Наступит вечер, я опять
Отправлюсь спать, чтоб завтра встать,
И всё сначала,
- нормальный взрослый начинал биться в истерике: «Что, это и есть твоя жизненная программа?!»
А «Мои друзья идут по жизни маршем, и остановки только у пивных ларьков» - какому нормальному родителю захочется услышать эту декларацию из магнитофона сына или дочери?
К тому же Цой на фотографиях и видеозаписях был, как правило, не очень причесанным, одетым как попало, часто явно нетрезвым, что очков ему в родительских глазах точно не прибавляло.
Это было в те времена, когда своих и чужих различали не по отношению к власти, а по тому, кто и что слушал. Эта классификация была многогранной и увлекательной, и у каждого в голове была своя картина мира. Цоя в нашем поколении если не слушали, то как минимум уважали почти все, кто интересовался роком. Им было просто некуда деваться: Цой был везде: на стенах, на посиделках, в разговорах, он был в нас.
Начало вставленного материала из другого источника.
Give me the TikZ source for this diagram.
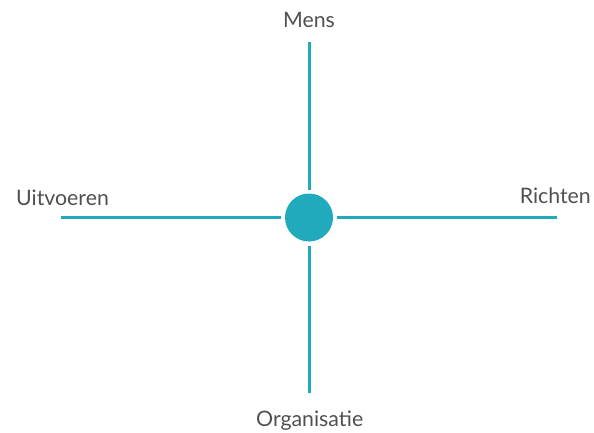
\documentclass[tikz,border=0pt]{standalone}
\usepackage{fontspec}
\setmainfont{Lato}
\definecolor{axis}{HTML}{20AABB}
\definecolor{txt}{HTML}{505050}
\begin{document}
\begin{tikzpicture}[x=1pt,y=-1pt,
  axisline/.style={draw=axis,line width=3pt},
  hub/.style={circle,fill=axis,minimum size=48pt,inner sep=0pt,outer sep=4pt},
  lbl/.style={text=txt,font=\fontsize{21.3}{25}\selectfont,inner sep=0pt}]
\useasboundingbox (0,0) rectangle (594,432);
\node[hub] (c) at (309,217.5) {};
\coordinate (l) at (61,217.5);
\coordinate (r) at (557,217.5);
\coordinate (t) at (309,41.5);
\coordinate (b) at (309,393);
\draw[axisline] (l) -- (c);
\draw[axisline] (c) -- (r);
\draw[axisline] (t) -- (c);
\draw[axisline] (c) -- (b);
\node[lbl,anchor=base] (mens) at (309,27.3) {Mens};
\node[lbl,anchor=base] (org) at (309.7,426.7) {Organisatie};
\node[lbl,anchor=base west] (uit) at (16,205.7) {Uitvoeren};
\node[lbl,anchor=base east] (ri) at (591,203.7) {Richten};
\end{tikzpicture}
\end{document}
Цой стал очень своевременной причиной для нашего поколения на несколько лет одеться в чёрное. Тут было всё – и подражание ему, и печаль, и так нужный подросткам «траур по моей жизни». Кстати, на фотографиях тех лет мы выгодно отличались от сверстников – если помните, это было в пору жутких свитеров, клетчатых рубашек, «бананов», слаксов и «варёнок». И мы, в таких вневременных чёрных водолазках и чёрных штанах. Девочки и мальчики, почти неразличимые, одновременно вместе и каждый сам по себе...
Цой и аудиозаписи
Цой – едва ли не последний из известных музыкантов, чьи песни распространялись на аудиокассетах. Тех самых, которые рвались, жевались и отчаянно переписывались – слова «копирайт» никто тогда, конечно, не слышал. Высшей доблестью было добыть запись какого-нибудь очередного «квартирника»; ни о каком музыкальном качестве речь идти не могла по той простой причине, что после шестисотого переписывания там с трудом можно было разобрать слова, однако нам всё это было важно и нужно, потому что именно там, в квартирниках, был живой и настоящий голос Цоя, еще не выхолощенный студийной записью и стадионными динамиками. Если повезёт, можно было услышать между песен его не относящиеся к делу реплики – это вообще было настоящим кладом, потому что, как известно, Цой был скуп на слова и особенно на шутки.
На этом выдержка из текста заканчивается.